Mr. Carter’s candid critique of Iraqi troops at Ramadi is nothing but 12 years of frustration at the Iraqis’ inability to step up finally bubbling over, said P.J. Crowley, a former State Department spokesman.
“Ultimately the quality of the security forces — how well they’re led and how well the Baghdad government is able to regain over time the trust of the Sunni community in Iraq — these are things that the Iraqis have to do,” said Mr. Crowley, who currently serves as a distinguished fellow at George Washington University. “The circumstances in Ramadi where the Iraqi Security Forces retreated, despite outnumbering the aggressors, I’m certainly not surprised that Secretary Carter would be frustrated and would express that frustration.”

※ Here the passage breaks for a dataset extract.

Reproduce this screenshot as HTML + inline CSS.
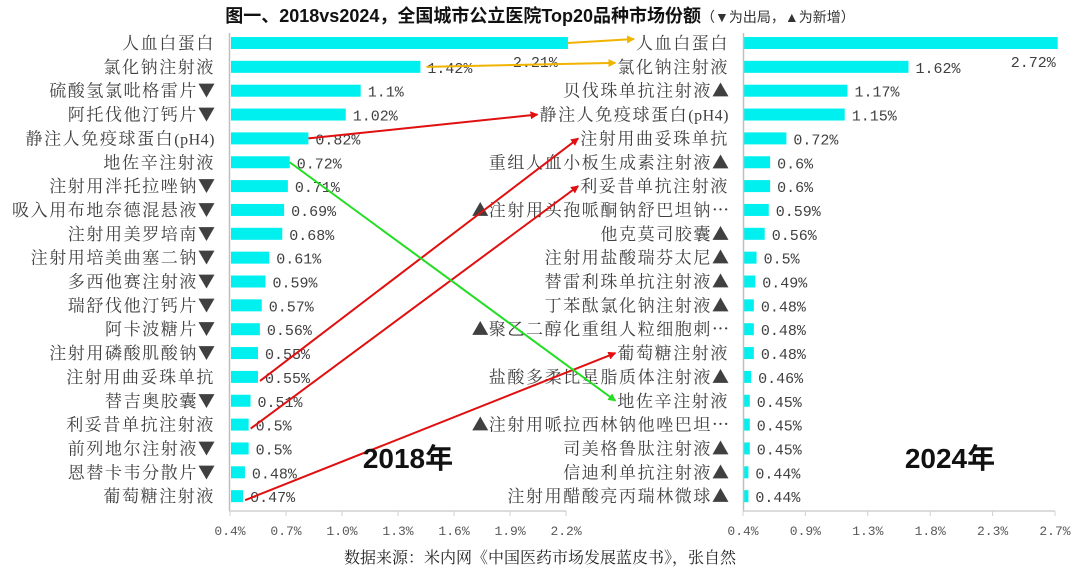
<!DOCTYPE html>
<html><head><meta charset="utf-8"><style>
body{margin:0;background:#fff;}
svg{display:block;}
.lab{font-family:"Liberation Mono","Noto Serif CJK SC",serif;font-size:17px;letter-spacing:1.6px;fill:#404040;}
.tri{font-family:"Noto Sans CJK SC",sans-serif;fill:#404040;letter-spacing:0;}
.asc{font-family:"Liberation Serif",serif;font-size:16px;letter-spacing:0.5px;}
.val{font-family:"Liberation Mono","Noto Serif CJK SC",serif;font-size:15px;fill:#404040;}
.tick{font-family:"Liberation Mono","Noto Serif CJK SC",serif;font-size:13px;fill:#595959;}
</style></head><body>
<svg id="chart" width="1080" height="571" viewBox="0 0 1080 571" xmlns="http://www.w3.org/2000/svg">
<defs>
<marker id="mr" markerWidth="8" markerHeight="8" refX="7" refY="4" orient="auto" markerUnits="userSpaceOnUse" viewBox="0 0 8 8"><path d="M0,0 L8,4 L0,8z" fill="#e01010"/></marker>
<marker id="mg" markerWidth="8" markerHeight="8" refX="7" refY="4" orient="auto" markerUnits="userSpaceOnUse" viewBox="0 0 8 8"><path d="M0,0 L8,4 L0,8z" fill="#22dd22"/></marker>
<marker id="my" markerWidth="8" markerHeight="8" refX="7" refY="4" orient="auto" markerUnits="userSpaceOnUse" viewBox="0 0 8 8"><path d="M0,0 L8,4 L0,8z" fill="#f0b400"/></marker>
</defs>
<text x="540" y="22" text-anchor="middle" font-family="Liberation Sans,'Noto Sans CJK SC',sans-serif" font-size="18" font-weight="bold" fill="#111">图一、2018vs2024，全国城市公立医院Top20品种市场份额<tspan font-size="14" font-weight="normal" fill="#333">（▼为出局，▲为新增）</tspan></text>
<g id="left"></g><g id="right"></g><g id="arrows"></g>
<text x="408" y="468" text-anchor="middle" font-family="Liberation Sans,'Noto Sans CJK SC',sans-serif" font-size="28" font-weight="bold" fill="#111">2018年</text>
<text x="950" y="468" text-anchor="middle" font-family="Liberation Sans,'Noto Sans CJK SC',sans-serif" font-size="28" font-weight="bold" fill="#111">2024年</text>
<text x="540" y="563" text-anchor="middle" font-family="Liberation Serif,'Noto Serif CJK SC',serif" font-size="16" fill="#222">数据来源：米内网《中国医药市场发展蓝皮书》，张自然</text>
</svg>
<script>
const leftNames=["人血白蛋白","氯化钠注射液","硫酸氢氯吡格雷片▼","阿托伐他汀钙片▼","静注人免疫球蛋白(pH4)","地佐辛注射液","注射用泮托拉唑钠▼","吸入用布地奈德混悬液▼","注射用美罗培南▼","注射用培美曲塞二钠▼","多西他赛注射液▼","瑞舒伐他汀钙片▼","阿卡波糖片▼","注射用磷酸肌酸钠▼","注射用曲妥珠单抗","替吉奥胶囊▼","利妥昔单抗注射液","前列地尔注射液▼","恩替卡韦分散片▼","葡萄糖注射液"];
const leftVals=[2.21,1.42,1.1,1.02,0.82,0.72,0.71,0.69,0.68,0.61,0.59,0.57,0.56,0.55,0.55,0.51,0.5,0.5,0.48,0.47];
const rightNames=["人血白蛋白","氯化钠注射液","贝伐珠单抗注射液▲","静注人免疫球蛋白(pH4)","注射用曲妥珠单抗","重组人血小板生成素注射液▲","利妥昔单抗注射液","▲注射用头孢哌酮钠舒巴坦钠…","他克莫司胶囊▲","注射用盐酸瑞芬太尼▲","替雷利珠单抗注射液▲","丁苯酞氯化钠注射液▲","▲聚乙二醇化重组人粒细胞刺…","葡萄糖注射液","盐酸多柔比星脂质体注射液▲","地佐辛注射液","▲注射用哌拉西林钠他唑巴坦…","司美格鲁肽注射液▲","信迪利单抗注射液▲","注射用醋酸亮丙瑞林微球▲"];
const rightVals=[2.72,1.62,1.17,1.15,0.72,0.6,0.6,0.59,0.56,0.5,0.49,0.48,0.48,0.48,0.46,0.45,0.45,0.45,0.44,0.44];
const leftTicks=[0.4,0.7,1.0,1.3,1.6,1.9,2.2];
const rightTicks=[0.4,0.86,1.32,1.78,2.24,2.7];
const rightTickLabels=["0.4%","0.9%","1.3%","1.8%","2.3%","2.7%"];
// links: [left index, right index, color]
const links=[[0,0,"y"],[1,1,"y"],[4,3,"r"],[14,4,"r"],[16,6,"r"],[19,13,"r"],[5,15,"g"]];

const NS="http://www.w3.org/2000/svg";
function xL(v){return 230+(v-0.4)*186.7;}
function xR(v){return 743+(v-0.4)*135.65;}
function yRow(i){return 43+i*23.85;}
function mk(tag,attrs,parent,txt){const e=document.createElementNS(NS,tag);for(const k in attrs)e.setAttribute(k,attrs[k]);if(txt!==undefined)e.textContent=txt;parent.appendChild(e);return e;}
const L=document.getElementById('left'),R=document.getElementById('right'),A=document.getElementById('arrows');
function fmt(v){return String(v)+"%";}
function fillLabel(t,n){
  const parts=n.split(/([▲▼…]|[\x20-\x7e]+)/);
  parts.forEach(p=>{
    if(!p)return;
    let a={};
    if(/[▲▼…]/.test(p))a={class:'tri'};
    else if(/^[\x20-\x7e]+$/.test(p))a={class:'asc'};
    mk('tspan',a,t,p);
  });
}
const rightLabelEls=[];
function drawPanel(g,names,vals,xf,labelX,side){
  names.forEach((n,i)=>{
    const y=yRow(i);
    const t=mk('text',{x:labelX,y:y+6,'text-anchor':'end',class:'lab'},g);
    fillLabel(t,n);
    
    
    if(side==='right')rightLabelEls.push(t);
    const b=mk('rect',{x:xf(0.4)+1,y:y-6,width:Math.max(0,xf(vals[i])-xf(0.4)-1),height:12,fill:'#00f0f0'},g);
    
    
    let vx=xf(vals[i])+7,vy=y+6,anchor='start';
    if(i===0){vx=side==='left'?xf(vals[i])-10:xf(vals[i])-2;vy=y+24;anchor='end';}
    const vt=mk('text',{x:vx,y:vy,'text-anchor':anchor,class:'val'},g,fmt(vals[i]));
    
    
  });
}
drawPanel(L,leftNames,leftVals,xL,215,'left');
drawPanel(R,rightNames,rightVals,xR,729,'right');
// axes
let ax=mk('line',{x1:229.5,y1:33,x2:229.5,y2:511,stroke:'#bfbfbf','stroke-width':1.5},L);

ax=mk('line',{x1:229,y1:511,x2:xL(2.2),y2:511,stroke:'#d0d0d0','stroke-width':1.5},L);

leftTicks.forEach(v=>{
  mk('line',{x1:xL(v),y1:511,x2:xL(v),y2:516,stroke:'#d0d0d0'},L);
  const t=mk('text',{x:xL(v),y:535,'text-anchor':'middle',class:'tick'},L,v.toFixed(1)+"%");
  
  
});
ax=mk('line',{x1:743.5,y1:33,x2:743.5,y2:511,stroke:'#bfbfbf','stroke-width':1.5},R);

ax=mk('line',{x1:743,y1:511,x2:xR(2.7),y2:511,stroke:'#d0d0d0','stroke-width':1.5},R);

rightTicks.forEach((v,i)=>{
  mk('line',{x1:xR(v),y1:511,x2:xR(v),y2:516,stroke:'#d0d0d0'},R);
  const t=mk('text',{x:xR(v),y:535,'text-anchor':'middle',class:'tick'},R,rightTickLabels[i]);
  
  
});
// arrows
const col={y:'#f0b400',r:'#e01010',g:'#22dd22'};
links.forEach(([li,ri,c])=>{
  let x1=xL(leftVals[li])+(c==='y'&&li===1?6:0), y1=yRow(li);
  if(li>=14){x1=xL(leftVals[li])+2;y1=yRow(li)+4;}
  let w=rightLabelEls[ri].getComputedTextLength?rightLabelEls[ri].getComputedTextLength():150;
  const x2=729-w-2, y2=yRow(ri)-(c==='y'?4:0);
  const l=mk('line',{x1:x1,y1:y1,x2:x2,y2:y2,stroke:col[c],'stroke-width':2,'marker-end':'url(#m'+c+')'},A);
  
  
});
</script>
</body></html>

Still, Mr. Carter hasn’t been a thorn in the side of the administration in all matters.
During his confirmation hearing he assured lawmakers he would not allow the White House to bully him into rapidly closing the U.S. military detention center at Guantanamo Bay, Cuba.
However, last week he told reporters he was working with the White House to submit a plan to close the center.
“With respect to [Guantanamo], I’m working with the White House to prepare a plan, which we’ll then submit, per longstanding request, to Congress,” Mr. Carter told reporters, according to a report by Defense One. “My own view is this is a very constructive step. It’s important to see if we can find a way forward from this that is widely shared enough that we can actually get it done, and so I think it’s a good opportunity, and we’ll certainly follow through on that.”
Mr. Carter declined to comment for this article.